# Argos show results



## fcnubian (Oct 23, 2007)

This show was two weeks ago. (Had internet problems.)

It was a two ring show.

Georgia- Dry yearling got last place both rings
Hannah- 4yr old was 5th in Ring A and 3rd in Ring B.
Delilah- 2yr old FF was 3rd in Ring B and 1st in Ring A.

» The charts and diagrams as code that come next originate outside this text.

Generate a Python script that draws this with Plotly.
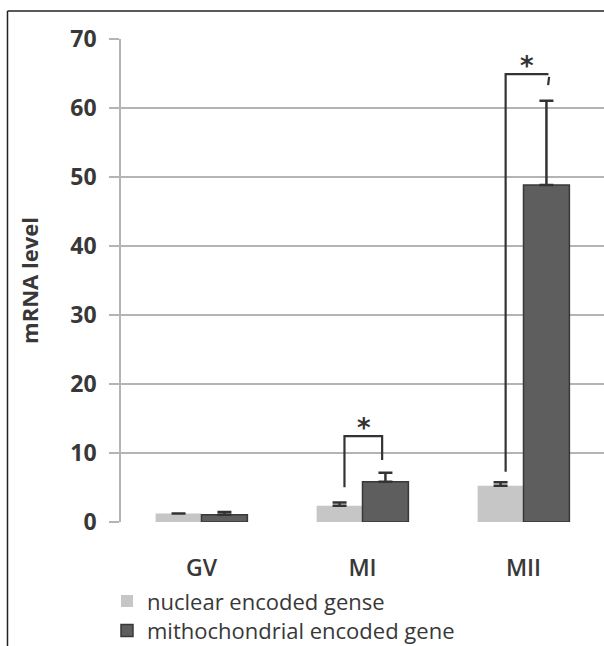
import plotly.graph_objects as go

categories = ["GV", "MI", "MII"]
nuclear = [1.25, 2.36, 5.26]
nuclear_err = [None, 0.45, 0.5]
mito = [1.05, 5.84, 48.84]
mito_err = [0.4, 1.3, 12.2]
series_names = ["nuclear encoded gense", "mithochondrial encoded gene"]
y_ticks = [0, 10, 20, 30, 40, 50, 60, 70]

# significance brackets: category index, left leg bottom, top, right leg bottom
bracket_cat = [1, 2]
bracket_left_bottom = [5.03, 7.29]
bracket_top = [12.46, 64.9]
bracket_right_bottom = [8.99, 63.3]
star_y = [14.4, 66.8]

TXT = "#383838"
GRID = "#b4b4b4"
FONT = "Open Sans"
x_idx = list(range(len(categories)))

fig = go.Figure()
fig.add_trace(go.Bar(
    x=x_idx, y=nuclear, name=series_names[0], legend="legend",
    marker=dict(color="#c6c6c6", line=dict(width=0)),
    error_y=dict(type="data", array=[e if e is not None else float("nan") for e in nuclear_err],
                 arrayminus=[0] * 3, symmetric=False,
                 color="#333333", thickness=2.5, width=7),
))
fig.add_trace(go.Bar(
    x=x_idx, y=mito, name=series_names[1], legend="legend2",
    marker=dict(color="#5e5e5e", line=dict(width=1.5, color="#383838")),
    error_y=dict(type="data", array=mito_err, arrayminus=[0] * 3, symmetric=False,
                 color="#333333", thickness=2.5, width=7),
))

left_off = [-0.112, -0.111]
right_off = [0.122, 0.155]
star_off = [0.01, 0.023]
for i, c in enumerate(bracket_cat):
    xl = c + left_off[i]
    xr = c + right_off[i]
    if i == 0:
        xs = [xl, xl, xr, xr]
        ys = [bracket_left_bottom[i], bracket_top[i], bracket_top[i], bracket_right_bottom[i]]
        fig.add_trace(go.Scatter(x=xs, y=ys, mode="lines", showlegend=False, hoverinfo="skip",
                                 line=dict(color="#333333", width=2.2)))
    else:
        fig.add_trace(go.Scatter(x=[xl, xl, xr], y=[bracket_left_bottom[i], bracket_top[i], bracket_top[i]],
                                 mode="lines", showlegend=False, hoverinfo="skip",
                                 line=dict(color="#333333", width=2.2)))
        fig.add_trace(go.Scatter(x=[xr + 0.004, xr - 0.002], y=[bracket_top[i] - 0.4, bracket_right_bottom[i]],
                                 mode="lines", showlegend=False, hoverinfo="skip",
                                 line=dict(color="#333333", width=2.2)))
    fig.add_annotation(x=c + star_off[i], y=star_y[i], text="*", showarrow=False,
                       font=dict(family="DejaVu Sans", size=26, color="#333333", weight="bold"),
                       yanchor="middle", yshift=-5)

# outer frame (left and top)
fig.add_shape(type="line", xref="paper", yref="paper", x0=-0.235, x1=-0.235, y0=-0.3, y1=1.058,
              line=dict(color="#222222", width=1.5))
fig.add_shape(type="line", xref="paper", yref="paper", x0=-0.235, x1=1.05, y0=1.058, y1=1.058,
              line=dict(color="#222222", width=1.5))

leg_common = dict(xanchor="left", yanchor="middle", bgcolor="rgba(0,0,0,0)",
                  font=dict(family=FONT, size=22, color=TXT))

fig.update_layout(
    width=604, height=646,
    margin=dict(l=121, r=0, t=39, b=124, autoexpand=False),
    paper_bgcolor="white", plot_bgcolor="white",
    barmode="group", bargap=0.43, bargroupgap=0,
    font=dict(family=FONT, color=TXT),
    showlegend=True,
    legend=dict(x=-0.029, y=-0.1639, **leg_common),
    legend2=dict(x=-0.029, y=-0.2253, **leg_common),
    xaxis=dict(range=[-0.5, 2.5], tickvals=x_idx, ticktext=categories,
               showgrid=False, zeroline=False, showline=False, ticks="",
               tickfont=dict(family=FONT, size=23, color=TXT, weight=600),
               ticklabelstandoff=30),
    yaxis=dict(range=[0, 70], tickvals=y_ticks, showgrid=True, gridcolor=GRID, gridwidth=1.5,
               zeroline=False, showline=True, linecolor=GRID, linewidth=1.5,
               ticks="outside", ticklen=10, tickcolor=GRID, tickwidth=1.5,
               tickfont=dict(family=FONT, size=23, color=TXT, weight="bold"),
               ticklabelstandoff=8,
               title=dict(text="mRNA level", font=dict(family=FONT, size=22, color=TXT, weight="bold"),
                          standoff=26)),
)

fig.write_html("out.html", config={"displayModeBar": False},
               post_script="document.body.style.margin='0px';document.body.style.overflow='hidden';")
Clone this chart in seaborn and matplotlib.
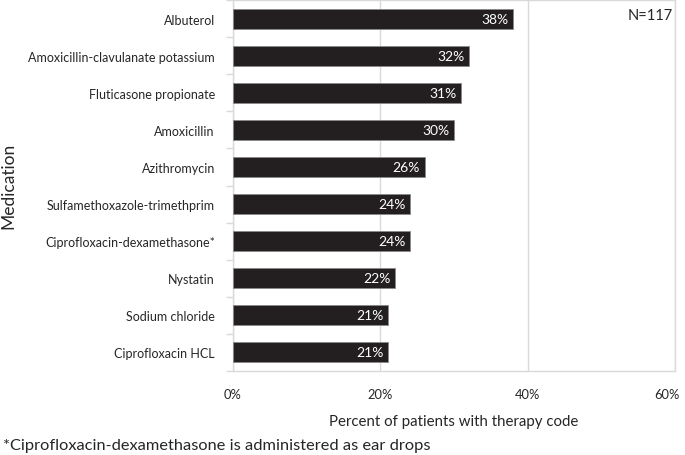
import matplotlib
matplotlib.use('Agg')
import matplotlib.pyplot as plt
import matplotlib.transforms as mtransforms
import seaborn as sns
import numpy as np
import pandas as pd

medications = ['Albuterol', 'Amoxicillin-clavulanate potassium', 'Fluticasone propionate',
               'Amoxicillin', 'Azithromycin', 'Sulfamethoxazole-trimethprim',
               'Ciprofloxacin-dexamethasone*', 'Nystatin', 'Sodium chloride', 'Ciprofloxacin HCL']
percents = [38, 32, 31, 30, 26, 24, 24, 22, 21, 21]
xticks = [0, 20, 40, 60]

df = pd.DataFrame({'Medication': medications, 'Percent': percents})

sns.set_theme(style='white')
plt.rcParams['font.family'] = ['Lato', 'DejaVu Sans']

fig = plt.figure(figsize=(6.85, 4.56), dpi=100)
ax = fig.add_axes([233 / 685, 1 - 372 / 456, 442 / 685, 371 / 456])

sns.barplot(data=df, x='Percent', y='Medication', color='#231f20', width=0.54,
            edgecolor='#8a8a8a', linewidth=0.6, saturation=1, ax=ax, zorder=3)

for i, v in enumerate(percents):
    ax.text(v - 0.6, i, f'{v}%', color='white', ha='right', va='center', fontsize=10, zorder=4)

ax.set_xlim(0, 60)
ax.set_ylim(len(medications) - 0.5, -0.5)
ax.set_xticks(xticks)
ax.set_xticklabels([f'{t}%' for t in xticks], fontsize=9.3)
ax.tick_params(axis='x', length=0, pad=12)
ax.xaxis.grid(True, color='#d9d9d9', linewidth=1)
ax.set_axisbelow(True)
# nudge the last tick label so it stays inside the figure
last = ax.get_xticklabels()[-1]
last.set_transform(last.get_transform() + mtransforms.ScaledTranslation(-6 / 72, 0, fig.dpi_scale_trans))

ax.set_yticks(range(len(medications)))
ax.set_yticklabels(medications, fontsize=9)
ax.tick_params(axis='y', which='major', length=0, pad=13)
ax.set_yticks(np.arange(-0.5, len(medications), 1), minor=True)
ax.tick_params(axis='y', which='minor', length=5, color='#d9d9d9', width=1, left=True)

for side in ['left', 'bottom', 'top', 'right']:
    ax.spines[side].set_color('#d9d9d9')
    ax.spines[side].set_linewidth(1)

ax.set_xlabel('Percent of patients with therapy code', fontsize=10.8, labelpad=10)
ax.set_ylabel('')
fig.text(8 / 685, 1 - 186 / 456, 'Medication', rotation=90, ha='center', va='center', fontsize=12.5)
ax.text(0.995, 0.96, 'N=117', transform=ax.transAxes, ha='right', va='center', fontsize=10.5)
fig.text(3 / 685, 1 - 446 / 456, '*Ciprofloxacin-dexamethasone is administered as ear drops',
         ha='left', va='center', fontsize=11.8)

fig.savefig('out.png', dpi=100)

When we got back from the show both my milkers came down with coccidia. Hannah had it so bad I though I was going to lose her Sunday night. Both girls are doing ok now.

This is Delilah.

















This is Hannah.


----------



## sweetgoats (Oct 18, 2007)

Congratulations on a great show Amy. :stars: 

Glad to hear that you got the Cocci under control and the girls are ok.


----------



## goathappy (Oct 5, 2007)

Congrats!! Your girls are beautiful, glad to hear you cocci numbers are ok now


----------



## Muddy Creek Farm (Oct 5, 2007)

Congrats, they are gorgeous!


----------



## FarmGirl18 (Oct 5, 2007)

Congrats! Your girls are looking great! Glad to hear they are okay.


----------



## greatcashmeres (Jul 13, 2008)

:stars: CONGRATULATIONS :stars: Glad everyone is allright now.


----------



## fcnubian (Oct 23, 2007)

Thankyou!!! :greengrin:


----------



## liz (Oct 5, 2007)

Your girls did well...Congrats on having such pretty does, udders are great! Glad you caught the symptoms in enough time to make them well. :greengrin:


----------



## KW Farms (Jun 21, 2008)

Congrats!!! That is so exciting!!! And glad to hear the girls are doing alright after the cocci!


----------



## fcnubian (Oct 23, 2007)

Thanks!!!! :greengrin:


----------